Les questions d'élus conservateurs n'étaient pas étrangères au dépôt, lundi, d'une demande d'action collective devant la Cour supérieure de l'Ontario pour dédommager des actionnaires ayant acheté des actions de la société québécoise entre le 4 septembre et le 10 octobre dernier. Le cabinet Strosberg Sasso Sutts réclame des dommages de 75 millions.

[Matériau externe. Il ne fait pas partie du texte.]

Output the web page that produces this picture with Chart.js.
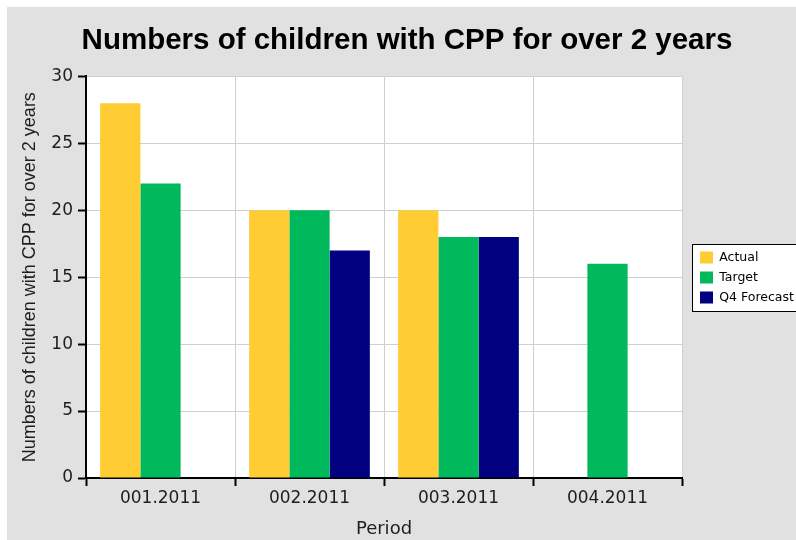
<!DOCTYPE html>
<html>
<head>
<meta charset="utf-8">
<script src="https://cdn.jsdelivr.net/npm/chart.js@4.4.0/dist/chart.umd.min.js"></script>
<style>
body{margin:0;background:#fff;}
#wrap{position:absolute;left:7px;top:7px;width:789px;height:533px;background:#e1e1e1;}
</style>
</head>
<body>
<div id="wrap"><canvas id="chart" width="789" height="533"></canvas></div>
<script>

// ===== Data =====

const periods = ["001.2011","002.2011","003.2011","004.2011"];

const actual   = [28,20,20,null];
const target   = [22,20,18,16];
const forecast = [null,17,18,null];

const seriesNames = ["Actual","Target","Q4 Forecast"];
const seriesColors = ["#ffcc33","#00b95d","#000080"];


// ===== Plot background + legend frame =====

const framePlugin = {

    id:"framePlugin",

    beforeLayout(chart){
        const lg = chart.legend;
        if(lg && !lg._fixedWidth){
            const fit = lg.fit.bind(lg);
            lg.fit = function(){ fit(); this.width = 114; };
            lg._fixedWidth = true;
        }
    },

    afterLayout(chart){
        // nudge legend items into place inside its frame
        chart.legend.left += 10.5;
        chart.legend.right += 10.5;
        chart.legend.top += 4;
        chart.legend.bottom += 4;
    },

    beforeDraw(chart){
        const ctx = chart.ctx;
        const a = chart.chartArea;
        ctx.save();
        ctx.fillStyle = "#ffffff";
        ctx.fillRect(a.left,a.top,a.right-a.left,a.bottom-a.top);

        const hb = chart.legend.legendHitBoxes;
        if(hb && hb.length){
            const first = hb[0], last = hb[hb.length-1];
            const x = Math.round(first.left-8)+0.5;
            const y = Math.round(first.top-7.5)+0.5;
            const h = Math.round(last.top+last.height+7.5)-y+0.5;
            ctx.fillStyle = "#ffffff";
            ctx.fillRect(x,y,chart.width-x+5,h);
            ctx.strokeStyle = "#000000";
            ctx.lineWidth = 1;
            ctx.strokeRect(x,y,chart.width-x+5,h);
        }
        ctx.restore();
    }

};


// ===== Chart =====

const ctx = document.getElementById("chart").getContext("2d");

const tickFont = {family:"DejaVu Sans",size:17};

const chart = new Chart(ctx,{

    type:"bar",

    data:{
        labels:periods,
        datasets:[actual,target,forecast].map((vals,i)=>({
            label:seriesNames[i],
            data:vals,
            backgroundColor:seriesColors[i],
            borderWidth:0,
            categoryPercentage:0.81,
            barPercentage:1
        }))
    },

    options:{

        responsive:false,
        animation:false,

        layout:{padding:{left:11,right:0,top:0,bottom:0}},

        plugins:{
            title:{
                display:true,
                text:"Numbers of children with CPP for over 2 years",
                color:"#000",
                font:{family:"Liberation Sans",size:29.5,weight:"bold"},
                padding:{top:16,bottom:18}
            },
            legend:{
                position:"right",
                labels:{
                    boxWidth:13,
                    boxHeight:12,
                    padding:7.5,
                    color:"#000",
                    font:{family:"DejaVu Sans",size:12.5}
                }
            },
            tooltip:{enabled:false}
        },

        scales:{

            x:{
                grid:{color:"#cfcfcf",tickColor:"#000",tickLength:8,tickWidth:2,offset:true},
                border:{color:"#000",width:2},
                ticks:{color:"#1e1e1e",font:tickFont,padding:2},
                title:{
                    display:true,
                    text:"Period",
                    color:"#1e1e1e",
                    font:{family:"DejaVu Sans",size:18},
                    padding:{top:0,bottom:0}
                },
                afterFit(s){ s.height = 62; }
            },

            y:{
                min:0,
                max:30,
                grid:{color:"#cfcfcf",tickColor:"#000",tickLength:8,tickWidth:2},
                border:{color:"#000",width:2},
                ticks:{stepSize:5,color:"#1e1e1e",font:tickFont,padding:5},
                title:{
                    display:true,
                    text:"Numbers of children with CPP for over 2 years",
                    color:"#1e1e1e",
                    font:{family:"Liberation Sans",size:18},
                    padding:{top:1,bottom:0}
                },
                afterFit(s){ s.width = 68; }
            }

        }

    },

    plugins:[framePlugin]

});

</script>
</body>
</html>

La semaine dernière, La Presse et The Globe and Mail ont révélé que la DPP avait fait le choix d'écarter l'option de négocier un accord de réparation avec SNC-Lavalin dès le 4 septembre. Dans les jours suivants, des représentants de la firme se sont livrés à une intense campagne de lobbying. La décision a finalement été communiquée le 10 octobre.

Le député bloquiste Rhéal Fortin a, pour sa part, voulu ramener le gouvernement « sur le véritable enjeu » de cette épineuse affaire rappelant que « sans accord de réparation, [le Québec] va perdre un siège social et des milliers d'emplois ». « Qu'attend le ministre de la Justice pour conclure un accord de réparation avec SNC-Lavalin ? », a demandé M. Fortin.

Puisque la firme conteste la décision de la DPP devant les tribunaux, le ministre David Lametti a jugé « qu'il était inapproprié » de commenter l'affaire. Son collègue de l'Infrastructure et des Collectivités, François-Philippe Champagne, était cependant heureux de saisir la balle au bond pour réaffirmer que son gouvernement « allait se battre pour les travailleurs ».

« On peut tout à fait défendre les travailleurs, les fournisseurs et les retraités d'une compagnie comme SNC-Lavalin et respecter toutes les règles d'éthique et toutes les règles légales qui entourent ces discussions », a répondu M. Champagne.